眠る場所

pesce2007-06-03

深夜に預かり物を取りにきて、そのまま床で眠りこけた男子がほうっておいたら朝早くから勝手に朝食を作ってくれていた。ソファベッドを勧めようとしたら、フローリングのひんやりが好き、と呟いた次の呼吸が鼾だったので好きなようにさせておいた。
今の部屋を買うずっと前、初めて自分で部屋を借りた19歳のころには本当によく知らない男の子や女の子を部屋に泊めていたな、と思い出す。もっと狭くて、寝る場所はだいたいシングルベッドの隣の床(自分でブロック状に張ったウォルナットのフローリング)でケットとクッションひとつで眠るか、小柄なら私も小さいので同衾するか。当時の部屋がこの前まで住んでいた場所に近く神宮前、原宿で(二年前までモロッカンカフェ・Qahwaがあったビルと言えばわかる人もいるだろうか。またはプールアニックに斜向かい)遊び場からは便利だったのと、その後引っ越して、二人暮しを経て一人暮らしに戻ったときは青学西門前で、これまたバー青山、Loopなどの遊び場から徒歩だったので、別に下心も何もなく「寝てく?」とか、「疲れたから部屋で飲もうか」と言えた。
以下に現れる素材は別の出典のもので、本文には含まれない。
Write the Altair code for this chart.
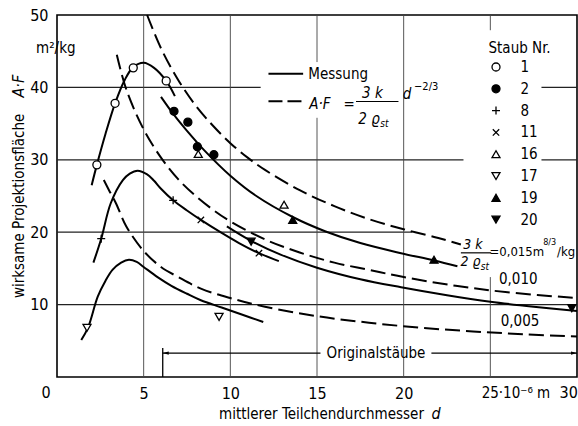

あと、本やレコードを見たいと言うリクエストやら(猫を見たいと言う男子は下心がある人が多かったので断っていた)色々、ともかく名前も知らないひとが眠っていたり朝ごはんを食べていたり、シャワーを借りていたり。携帯がそんな普及していないころは連絡先も知らず、また突然訪問されたり(そういやメールもなかったしね)、こっちも時間があれば相手をして、性関係もなく、また他の意味も含めた全般的な警戒心も持たず済んでいた。もちろん、そういう風にならないような誘いやら面倒そうな相手から声がかかるときもあるわけでそれは単に普通に流して寄せ付けなかったけれど、週に一度は新顔が部屋に遊びに来ていたんじゃないだろうか。一人暮らしの部屋としては異例だろうなと思う。その後三人暮らし(男子ひとり女子ふたり)をしていたときには当然それぞれの知人友人恋人が出入りして公共スペースとしてのリビングがあったのでそれは自然だったけれど。やはりいま思うと妙かもしれない。男女ふたりで名前も知らず(たまに知ってたけど)音楽の話しながら同じベッドでセックスもせず眠って、時に抱き合う格好やら腕枕もあったけれどそれ以上の侵犯はない、と感じていたし実際そこから友人として長く続く人も多かった。
私は私で、15歳から29歳の終わりまで約15年間、恋人が二週間以上いなかった時代と言うのがなかった(二股で乗り換え、と言う経験もない。ただ、終ると始まるのだった)が、二人暮しをしていたころはさすがにそういった(誰か連れ帰ったりする)ことはなく、それ以降は就職して今のような生活の走りのような形で忙しさにスパートがかかっていったのでなかなか遊び場にゆっくり滞在することもなく連れ帰るような機会は減っていったように思う。
30歳になってからは追われる恋は止めるようになり、自分から始めるにはあまりに時間がとれず後で聞くと「興味がなくなったのだろうと思っていた」などとマンガのようなすれ違いを見せるようになっていく。「俺そういえばお前に振られたんだった、忘れてた」と言われて、あれ、そんなことあったか? ということも。精神分析のセッションや、トランス状態とはまた違うダンスフロアのあの小さな落雷のような通電感覚(その瞬間に目があって笑い合う他人)、ある種類の会話、息を詰めた撮影現場のラストカットのあとの拍手、性交渉以上の関係性(の妄想としても)を感じる瞬間は多くある。なんというかSPA! なんかのネタになりそうなセックス面倒な若者、みたいなことではなく、時間も労力もとってふたりのあいだだけで完結する性交渉よりは、広がりを持った他のことに興味があるときだってあっていいということ。
好きな人とは、一瞬抱き会ってからゆっくりとただ眠りたい。お互いのする事のために休息を。こういう気分を共有できる人じゃないと今は恋人になれないというのが、また狭めてるなーと思うんだが。欲してはいるが必要ではない、か。